DATA BLOCK.
- - - -
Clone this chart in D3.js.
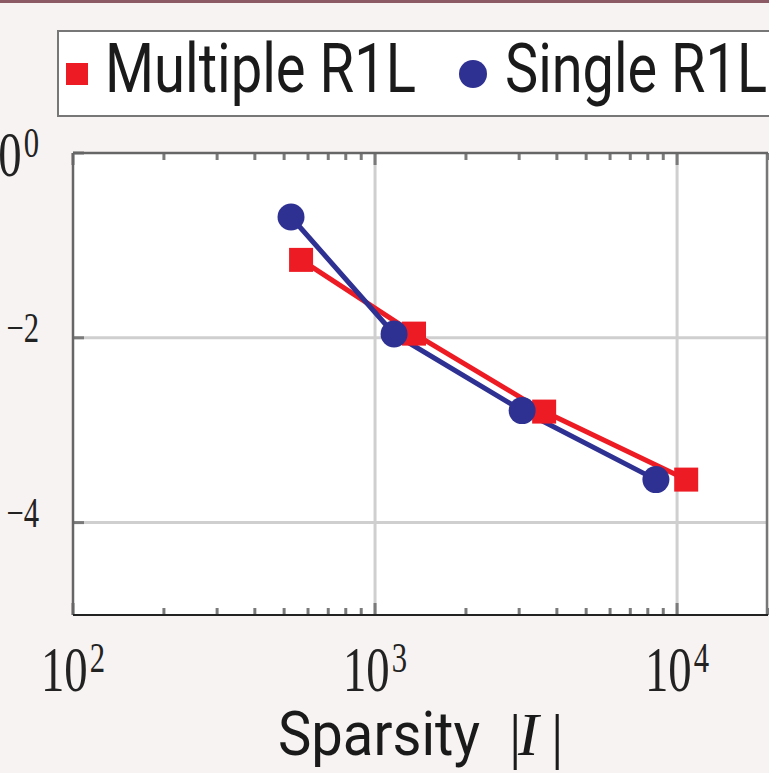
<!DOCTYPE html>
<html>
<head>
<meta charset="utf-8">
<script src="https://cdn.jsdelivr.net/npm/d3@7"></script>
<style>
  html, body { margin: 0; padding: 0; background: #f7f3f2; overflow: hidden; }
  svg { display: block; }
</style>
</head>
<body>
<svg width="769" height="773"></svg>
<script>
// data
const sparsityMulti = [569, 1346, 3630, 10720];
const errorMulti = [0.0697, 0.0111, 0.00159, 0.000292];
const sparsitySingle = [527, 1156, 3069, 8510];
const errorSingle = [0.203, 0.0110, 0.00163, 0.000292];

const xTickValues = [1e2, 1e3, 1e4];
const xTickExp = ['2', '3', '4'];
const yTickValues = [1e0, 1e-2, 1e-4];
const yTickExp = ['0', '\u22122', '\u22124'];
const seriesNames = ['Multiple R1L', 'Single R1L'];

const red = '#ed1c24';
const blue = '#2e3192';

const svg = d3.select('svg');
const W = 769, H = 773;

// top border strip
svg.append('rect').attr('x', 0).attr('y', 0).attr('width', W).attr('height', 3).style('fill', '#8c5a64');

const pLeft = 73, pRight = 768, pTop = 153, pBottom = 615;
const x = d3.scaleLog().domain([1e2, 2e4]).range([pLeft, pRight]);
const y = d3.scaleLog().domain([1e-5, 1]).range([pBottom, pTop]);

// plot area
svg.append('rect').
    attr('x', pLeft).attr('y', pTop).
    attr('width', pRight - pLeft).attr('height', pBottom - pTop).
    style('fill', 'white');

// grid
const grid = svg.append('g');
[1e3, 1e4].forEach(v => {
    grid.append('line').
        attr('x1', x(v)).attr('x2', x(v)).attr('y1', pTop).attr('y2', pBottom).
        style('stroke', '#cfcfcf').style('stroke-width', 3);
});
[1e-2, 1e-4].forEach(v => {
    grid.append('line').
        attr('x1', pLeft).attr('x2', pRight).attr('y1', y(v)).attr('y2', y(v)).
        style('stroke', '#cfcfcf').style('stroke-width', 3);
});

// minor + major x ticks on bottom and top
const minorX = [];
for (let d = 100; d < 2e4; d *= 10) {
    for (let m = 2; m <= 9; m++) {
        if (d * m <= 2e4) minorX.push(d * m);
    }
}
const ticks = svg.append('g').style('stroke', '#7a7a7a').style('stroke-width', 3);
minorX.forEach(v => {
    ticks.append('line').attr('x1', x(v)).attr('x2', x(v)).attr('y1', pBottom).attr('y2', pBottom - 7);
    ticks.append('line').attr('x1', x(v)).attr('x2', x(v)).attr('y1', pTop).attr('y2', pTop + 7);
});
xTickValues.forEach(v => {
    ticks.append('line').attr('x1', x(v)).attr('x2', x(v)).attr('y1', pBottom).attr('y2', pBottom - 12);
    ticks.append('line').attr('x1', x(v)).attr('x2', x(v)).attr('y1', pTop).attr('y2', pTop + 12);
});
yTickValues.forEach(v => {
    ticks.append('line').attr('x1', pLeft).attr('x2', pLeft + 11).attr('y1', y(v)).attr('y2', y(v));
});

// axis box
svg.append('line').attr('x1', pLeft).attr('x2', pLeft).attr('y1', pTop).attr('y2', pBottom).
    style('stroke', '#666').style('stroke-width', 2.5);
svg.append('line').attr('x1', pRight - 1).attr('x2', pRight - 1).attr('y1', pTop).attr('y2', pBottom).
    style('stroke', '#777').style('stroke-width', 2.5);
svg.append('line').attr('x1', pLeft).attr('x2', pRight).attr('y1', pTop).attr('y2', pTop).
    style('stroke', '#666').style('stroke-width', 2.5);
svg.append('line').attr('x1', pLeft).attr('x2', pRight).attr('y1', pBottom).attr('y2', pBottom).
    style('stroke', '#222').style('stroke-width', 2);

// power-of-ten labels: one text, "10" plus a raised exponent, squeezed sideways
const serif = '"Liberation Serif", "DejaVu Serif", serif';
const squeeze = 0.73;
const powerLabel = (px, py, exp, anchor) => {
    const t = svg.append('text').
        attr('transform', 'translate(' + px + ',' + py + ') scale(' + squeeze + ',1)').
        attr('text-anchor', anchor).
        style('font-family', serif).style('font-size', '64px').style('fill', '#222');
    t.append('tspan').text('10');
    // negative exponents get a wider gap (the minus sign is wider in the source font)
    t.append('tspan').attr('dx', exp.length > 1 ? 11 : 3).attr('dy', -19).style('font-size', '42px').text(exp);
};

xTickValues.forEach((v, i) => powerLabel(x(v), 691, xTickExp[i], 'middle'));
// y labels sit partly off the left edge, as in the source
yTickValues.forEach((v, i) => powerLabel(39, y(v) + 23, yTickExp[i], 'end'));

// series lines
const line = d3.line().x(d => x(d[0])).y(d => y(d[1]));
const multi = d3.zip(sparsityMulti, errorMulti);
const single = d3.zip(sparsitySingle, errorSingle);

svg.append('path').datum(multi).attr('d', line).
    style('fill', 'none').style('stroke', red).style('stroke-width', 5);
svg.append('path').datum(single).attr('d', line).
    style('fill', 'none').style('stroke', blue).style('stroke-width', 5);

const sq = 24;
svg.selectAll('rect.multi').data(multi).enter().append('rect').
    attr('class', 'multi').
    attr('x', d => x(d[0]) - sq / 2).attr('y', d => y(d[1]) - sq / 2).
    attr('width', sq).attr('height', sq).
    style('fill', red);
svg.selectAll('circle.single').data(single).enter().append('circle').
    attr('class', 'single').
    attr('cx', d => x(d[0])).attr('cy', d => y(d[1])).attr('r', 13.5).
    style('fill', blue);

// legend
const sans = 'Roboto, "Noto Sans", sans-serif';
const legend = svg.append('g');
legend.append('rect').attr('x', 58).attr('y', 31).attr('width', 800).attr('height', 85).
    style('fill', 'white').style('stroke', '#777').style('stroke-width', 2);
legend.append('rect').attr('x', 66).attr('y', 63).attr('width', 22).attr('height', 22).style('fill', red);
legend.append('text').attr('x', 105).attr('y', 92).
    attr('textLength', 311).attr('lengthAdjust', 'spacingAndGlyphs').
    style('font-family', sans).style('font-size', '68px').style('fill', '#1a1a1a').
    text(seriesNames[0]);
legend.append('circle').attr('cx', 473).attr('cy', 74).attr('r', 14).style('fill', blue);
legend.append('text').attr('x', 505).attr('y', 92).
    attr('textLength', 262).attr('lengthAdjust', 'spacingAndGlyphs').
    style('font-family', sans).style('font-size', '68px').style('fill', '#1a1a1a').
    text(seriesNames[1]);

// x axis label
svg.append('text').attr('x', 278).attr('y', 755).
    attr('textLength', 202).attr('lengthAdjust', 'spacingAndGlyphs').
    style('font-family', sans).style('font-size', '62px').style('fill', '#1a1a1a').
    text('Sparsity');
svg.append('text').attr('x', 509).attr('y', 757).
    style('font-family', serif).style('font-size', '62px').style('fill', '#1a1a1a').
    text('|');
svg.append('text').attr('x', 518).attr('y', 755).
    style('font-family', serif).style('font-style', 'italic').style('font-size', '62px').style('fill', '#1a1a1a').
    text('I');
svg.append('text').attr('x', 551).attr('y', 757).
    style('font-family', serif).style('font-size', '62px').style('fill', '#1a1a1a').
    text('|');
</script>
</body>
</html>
- - - -
OBJECTIVE. Exclude the pictures, and transcribe all of the material exactly.

SOLUTION TO THE PROBLEM.
Clone this chart in D3.js.
<!DOCTYPE html>
<html>
<head>
<meta charset="utf-8">
<script src="https://cdn.jsdelivr.net/npm/d3@7"></script>
<style>
  html, body { margin: 0; padding: 0; background: #f7f3f2; overflow: hidden; }
  svg { display: block; }
</style>
</head>
<body>
<svg width="769" height="773"></svg>
<script>
// data
const sparsityMulti = [569, 1346, 3630, 10720];
const errorMulti = [0.0697, 0.0111, 0.00159, 0.000292];
const sparsitySingle = [527, 1156, 3069, 8510];
const errorSingle = [0.203, 0.0110, 0.00163, 0.000292];

const xTickValues = [1e2, 1e3, 1e4];
const xTickExp = ['2', '3', '4'];
const yTickValues = [1e0, 1e-2, 1e-4];
const yTickExp = ['0', '\u22122', '\u22124'];
const seriesNames = ['Multiple R1L', 'Single R1L'];

const red = '#ed1c24';
const blue = '#2e3192';

const svg = d3.select('svg');
const W = 769, H = 773;

// top border strip
svg.append('rect').attr('x', 0).attr('y', 0).attr('width', W).attr('height', 3).style('fill', '#8c5a64');

const pLeft = 73, pRight = 768, pTop = 153, pBottom = 615;
const x = d3.scaleLog().domain([1e2, 2e4]).range([pLeft, pRight]);
const y = d3.scaleLog().domain([1e-5, 1]).range([pBottom, pTop]);

// plot area
svg.append('rect').
    attr('x', pLeft).attr('y', pTop).
    attr('width', pRight - pLeft).attr('height', pBottom - pTop).
    style('fill', 'white');

// grid
const grid = svg.append('g');
[1e3, 1e4].forEach(v => {
    grid.append('line').
        attr('x1', x(v)).attr('x2', x(v)).attr('y1', pTop).attr('y2', pBottom).
        style('stroke', '#cfcfcf').style('stroke-width', 3);
});
[1e-2, 1e-4].forEach(v => {
    grid.append('line').
        attr('x1', pLeft).attr('x2', pRight).attr('y1', y(v)).attr('y2', y(v)).
        style('stroke', '#cfcfcf').style('stroke-width', 3);
});

// minor + major x ticks on bottom and top
const minorX = [];
for (let d = 100; d < 2e4; d *= 10) {
    for (let m = 2; m <= 9; m++) {
        if (d * m <= 2e4) minorX.push(d * m);
    }
}
const ticks = svg.append('g').style('stroke', '#7a7a7a').style('stroke-width', 3);
minorX.forEach(v => {
    ticks.append('line').attr('x1', x(v)).attr('x2', x(v)).attr('y1', pBottom).attr('y2', pBottom - 7);
    ticks.append('line').attr('x1', x(v)).attr('x2', x(v)).attr('y1', pTop).attr('y2', pTop + 7);
});
xTickValues.forEach(v => {
    ticks.append('line').attr('x1', x(v)).attr('x2', x(v)).attr('y1', pBottom).attr('y2', pBottom - 12);
    ticks.append('line').attr('x1', x(v)).attr('x2', x(v)).attr('y1', pTop).attr('y2', pTop + 12);
});
yTickValues.forEach(v => {
    ticks.append('line').attr('x1', pLeft).attr('x2', pLeft + 11).attr('y1', y(v)).attr('y2', y(v));
});

// axis box
svg.append('line').attr('x1', pLeft).attr('x2', pLeft).attr('y1', pTop).attr('y2', pBottom).
    style('stroke', '#666').style('stroke-width', 2.5);
svg.append('line').attr('x1', pRight - 1).attr('x2', pRight - 1).attr('y1', pTop).attr('y2', pBottom).
    style('stroke', '#777').style('stroke-width', 2.5);
svg.append('line').attr('x1', pLeft).attr('x2', pRight).attr('y1', pTop).attr('y2', pTop).
    style('stroke', '#666').style('stroke-width', 2.5);
svg.append('line').attr('x1', pLeft).attr('x2', pRight).attr('y1', pBottom).attr('y2', pBottom).
    style('stroke', '#222').style('stroke-width', 2);

// power-of-ten labels: one text, "10" plus a raised exponent, squeezed sideways
const serif = '"Liberation Serif", "DejaVu Serif", serif';
const squeeze = 0.73;
const powerLabel = (px, py, exp, anchor) => {
    const t = svg.append('text').
        attr('transform', 'translate(' + px + ',' + py + ') scale(' + squeeze + ',1)').
        attr('text-anchor', anchor).
        style('font-family', serif).style('font-size', '64px').style('fill', '#222');
    t.append('tspan').text('10');
    // negative exponents get a wider gap (the minus sign is wider in the source font)
    t.append('tspan').attr('dx', exp.length > 1 ? 11 : 3).attr('dy', -19).style('font-size', '42px').text(exp);
};

xTickValues.forEach((v, i) => powerLabel(x(v), 691, xTickExp[i], 'middle'));
// y labels sit partly off the left edge, as in the source
yTickValues.forEach((v, i) => powerLabel(39, y(v) + 23, yTickExp[i], 'end'));

// series lines
const line = d3.line().x(d => x(d[0])).y(d => y(d[1]));
const multi = d3.zip(sparsityMulti, errorMulti);
const single = d3.zip(sparsitySingle, errorSingle);

svg.append('path').datum(multi).attr('d', line).
    style('fill', 'none').style('stroke', red).style('stroke-width', 5);
svg.append('path').datum(single).attr('d', line).
    style('fill', 'none').style('stroke', blue).style('stroke-width', 5);

const sq = 24;
svg.selectAll('rect.multi').data(multi).enter().append('rect').
    attr('class', 'multi').
    attr('x', d => x(d[0]) - sq / 2).attr('y', d => y(d[1]) - sq / 2).
    attr('width', sq).attr('height', sq).
    style('fill', red);
svg.selectAll('circle.single').data(single).enter().append('circle').
    attr('class', 'single').
    attr('cx', d => x(d[0])).attr('cy', d => y(d[1])).attr('r', 13.5).
    style('fill', blue);

// legend
const sans = 'Roboto, "Noto Sans", sans-serif';
const legend = svg.append('g');
legend.append('rect').attr('x', 58).attr('y', 31).attr('width', 800).attr('height', 85).
    style('fill', 'white').style('stroke', '#777').style('stroke-width', 2);
legend.append('rect').attr('x', 66).attr('y', 63).attr('width', 22).attr('height', 22).style('fill', red);
legend.append('text').attr('x', 105).attr('y', 92).
    attr('textLength', 311).attr('lengthAdjust', 'spacingAndGlyphs').
    style('font-family', sans).style('font-size', '68px').style('fill', '#1a1a1a').
    text(seriesNames[0]);
legend.append('circle').attr('cx', 473).attr('cy', 74).attr('r', 14).style('fill', blue);
legend.append('text').attr('x', 505).attr('y', 92).
    attr('textLength', 262).attr('lengthAdjust', 'spacingAndGlyphs').
    style('font-family', sans).style('font-size', '68px').style('fill', '#1a1a1a').
    text(seriesNames[1]);

// x axis label
svg.append('text').attr('x', 278).attr('y', 755).
    attr('textLength', 202).attr('lengthAdjust', 'spacingAndGlyphs').
    style('font-family', sans).style('font-size', '62px').style('fill', '#1a1a1a').
    text('Sparsity');
svg.append('text').attr('x', 509).attr('y', 757).
    style('font-family', serif).style('font-size', '62px').style('fill', '#1a1a1a').
    text('|');
svg.append('text').attr('x', 518).attr('y', 755).
    style('font-family', serif).style('font-style', 'italic').style('font-size', '62px').style('fill', '#1a1a1a').
    text('I');
svg.append('text').attr('x', 551).attr('y', 757).
    style('font-family', serif).style('font-size', '62px').style('fill', '#1a1a1a').
    text('|');
</script>
</body>
</html>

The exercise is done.